Second, the NMPD did not take into account the overall size of design modalities. For example, ideas represented in text-only design modality tended to be longer and aligned on a horizontal plane, whereas the sketches were more dispersed. Therefore, the current findings should be interpreted with caution.
Third, we included a small number of ideas and novice raters. The present results should therefore be interpreted with caution, as ICC2 values typically require at least 30 data points as a rule of thumb (Reference Koo and LiKoo & Li, 2016). Additionally, expert raters may have a better understanding of design evaluation and related areas. Future work should include expert raters to compare their interrater reliability with novice raters across various design modalities and relative visual patterns. By analyzing visual attention from these raters, we hope to gain insights into the cognitive factors that influence the validity of their ratings.
Lastly, this study was conducted in a two-dimensional environment with sketches and text descriptions. Throughout the design process, design ideas are often represented in various design modalities such as sketches with notes, CAD models, and physical prototypes with movable parts.
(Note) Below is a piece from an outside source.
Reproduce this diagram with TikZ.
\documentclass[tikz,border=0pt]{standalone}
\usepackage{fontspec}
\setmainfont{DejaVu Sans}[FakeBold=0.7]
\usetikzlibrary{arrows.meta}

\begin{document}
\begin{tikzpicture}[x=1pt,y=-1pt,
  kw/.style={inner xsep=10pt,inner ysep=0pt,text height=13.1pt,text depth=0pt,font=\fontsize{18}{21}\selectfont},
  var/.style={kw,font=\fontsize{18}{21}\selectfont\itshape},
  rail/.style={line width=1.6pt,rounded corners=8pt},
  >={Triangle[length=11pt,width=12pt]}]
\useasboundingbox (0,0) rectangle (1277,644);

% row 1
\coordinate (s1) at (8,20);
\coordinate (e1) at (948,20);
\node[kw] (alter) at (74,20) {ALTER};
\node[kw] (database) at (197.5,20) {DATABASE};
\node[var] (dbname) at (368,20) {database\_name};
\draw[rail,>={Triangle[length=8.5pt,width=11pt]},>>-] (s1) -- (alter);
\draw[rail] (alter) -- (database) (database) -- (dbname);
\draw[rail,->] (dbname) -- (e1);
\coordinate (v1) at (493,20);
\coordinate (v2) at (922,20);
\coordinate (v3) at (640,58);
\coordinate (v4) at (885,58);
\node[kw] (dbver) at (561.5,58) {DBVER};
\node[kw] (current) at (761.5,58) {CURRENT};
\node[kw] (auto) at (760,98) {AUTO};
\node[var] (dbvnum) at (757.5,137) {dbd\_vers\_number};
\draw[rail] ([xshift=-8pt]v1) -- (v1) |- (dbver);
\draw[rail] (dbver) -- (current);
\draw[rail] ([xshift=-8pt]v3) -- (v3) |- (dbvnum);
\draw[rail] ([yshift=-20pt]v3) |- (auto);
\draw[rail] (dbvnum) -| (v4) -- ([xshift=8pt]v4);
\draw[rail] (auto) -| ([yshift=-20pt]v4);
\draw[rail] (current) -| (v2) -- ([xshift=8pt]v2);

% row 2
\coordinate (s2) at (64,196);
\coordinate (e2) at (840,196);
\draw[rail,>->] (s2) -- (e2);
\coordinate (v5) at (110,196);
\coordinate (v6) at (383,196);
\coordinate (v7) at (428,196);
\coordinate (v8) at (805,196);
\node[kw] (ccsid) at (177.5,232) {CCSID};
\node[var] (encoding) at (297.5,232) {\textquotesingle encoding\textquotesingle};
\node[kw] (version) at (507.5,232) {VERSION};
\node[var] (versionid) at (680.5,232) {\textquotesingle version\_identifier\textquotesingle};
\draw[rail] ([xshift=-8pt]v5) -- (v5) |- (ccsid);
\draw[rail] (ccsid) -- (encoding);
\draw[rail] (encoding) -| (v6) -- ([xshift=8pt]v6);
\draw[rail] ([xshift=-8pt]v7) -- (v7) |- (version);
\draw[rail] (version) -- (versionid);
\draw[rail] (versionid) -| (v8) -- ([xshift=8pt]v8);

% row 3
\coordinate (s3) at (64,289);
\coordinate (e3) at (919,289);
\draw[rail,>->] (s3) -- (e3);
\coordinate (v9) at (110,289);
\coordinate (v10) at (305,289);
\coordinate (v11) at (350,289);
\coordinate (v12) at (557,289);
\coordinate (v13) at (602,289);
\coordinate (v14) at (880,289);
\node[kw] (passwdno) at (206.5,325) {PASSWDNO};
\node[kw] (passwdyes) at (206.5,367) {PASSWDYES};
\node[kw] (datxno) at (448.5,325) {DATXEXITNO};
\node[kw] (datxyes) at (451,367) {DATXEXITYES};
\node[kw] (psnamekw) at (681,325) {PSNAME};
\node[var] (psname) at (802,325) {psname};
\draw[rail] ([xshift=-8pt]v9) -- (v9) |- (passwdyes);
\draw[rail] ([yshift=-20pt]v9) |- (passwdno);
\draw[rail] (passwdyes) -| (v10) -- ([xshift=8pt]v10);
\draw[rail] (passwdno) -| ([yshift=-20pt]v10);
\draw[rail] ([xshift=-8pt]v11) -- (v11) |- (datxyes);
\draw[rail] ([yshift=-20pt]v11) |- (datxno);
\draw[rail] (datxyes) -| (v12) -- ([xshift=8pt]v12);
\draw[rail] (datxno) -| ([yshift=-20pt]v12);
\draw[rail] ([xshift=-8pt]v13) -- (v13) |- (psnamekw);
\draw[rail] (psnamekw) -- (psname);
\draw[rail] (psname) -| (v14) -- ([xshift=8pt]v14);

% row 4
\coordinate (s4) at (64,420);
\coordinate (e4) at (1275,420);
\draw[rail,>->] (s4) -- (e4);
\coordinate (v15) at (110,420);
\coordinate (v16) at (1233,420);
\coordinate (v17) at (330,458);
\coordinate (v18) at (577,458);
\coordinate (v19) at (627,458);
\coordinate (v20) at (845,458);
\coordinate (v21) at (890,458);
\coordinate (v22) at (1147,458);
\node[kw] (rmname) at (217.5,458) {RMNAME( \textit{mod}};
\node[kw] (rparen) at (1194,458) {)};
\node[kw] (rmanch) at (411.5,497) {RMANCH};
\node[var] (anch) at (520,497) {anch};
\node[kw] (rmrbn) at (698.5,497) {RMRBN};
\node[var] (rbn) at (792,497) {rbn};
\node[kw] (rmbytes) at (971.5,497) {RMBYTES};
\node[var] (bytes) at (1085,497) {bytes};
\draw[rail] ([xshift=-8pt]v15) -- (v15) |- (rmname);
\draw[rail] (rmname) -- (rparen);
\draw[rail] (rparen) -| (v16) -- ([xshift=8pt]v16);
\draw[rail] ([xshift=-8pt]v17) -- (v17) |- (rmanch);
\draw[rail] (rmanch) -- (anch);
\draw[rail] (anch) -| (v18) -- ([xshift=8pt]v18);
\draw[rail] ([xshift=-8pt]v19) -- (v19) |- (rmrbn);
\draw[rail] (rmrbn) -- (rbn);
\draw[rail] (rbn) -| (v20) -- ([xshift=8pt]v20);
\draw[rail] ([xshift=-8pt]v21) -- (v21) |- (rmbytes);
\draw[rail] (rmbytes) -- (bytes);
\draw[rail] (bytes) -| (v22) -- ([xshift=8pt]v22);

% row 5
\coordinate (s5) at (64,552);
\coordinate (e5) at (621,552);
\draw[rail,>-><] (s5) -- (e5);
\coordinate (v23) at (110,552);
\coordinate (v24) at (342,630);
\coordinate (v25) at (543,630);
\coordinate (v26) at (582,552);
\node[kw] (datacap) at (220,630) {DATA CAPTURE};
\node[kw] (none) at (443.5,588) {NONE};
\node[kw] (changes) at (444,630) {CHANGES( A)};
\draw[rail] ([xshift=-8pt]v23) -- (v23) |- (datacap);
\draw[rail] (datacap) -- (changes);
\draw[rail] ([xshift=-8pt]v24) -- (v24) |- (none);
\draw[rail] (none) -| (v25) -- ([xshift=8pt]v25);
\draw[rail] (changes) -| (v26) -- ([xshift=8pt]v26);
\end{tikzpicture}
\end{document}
In the case of physical prototypes, human raters rely on various senses beyond vision, such as touch and hearing. Therefore, incorporating physical prototypes would require surveys or interviews, as well as various biometric devices such as a glass-type eye tracker and a galvanic skin response sensor.
7. Conclusion
This study was designed to provide insight into how various design modalities of an idea affect design evaluation and to understand the proximity of visual attention during the evaluation process. To achieve this, we conducted a design evaluation study in which novice raters evaluated ideas represented in various design modalities—text-only, sketch-only, and text + sketch—while their eye movements were monitored. As a result, we found that novice raters exhibited higher interrater reliability when rating ideas containing sketches compared to text-only ideas. Additionally, novice raters showed greater convergence in their longest fixation points for ideas represented in text + sketch design modality, compared to sketch-only modality, followed by text-only modality. These findings highlight the value of eye-tracking data in revealing unconscious human behavior during design evaluation. Future studies are needed for further investigation to better understand how novices differentiate rating categories.
Acknowledgements
This work was supported by the National Science Foundation under Grant No. CMMI-2231261.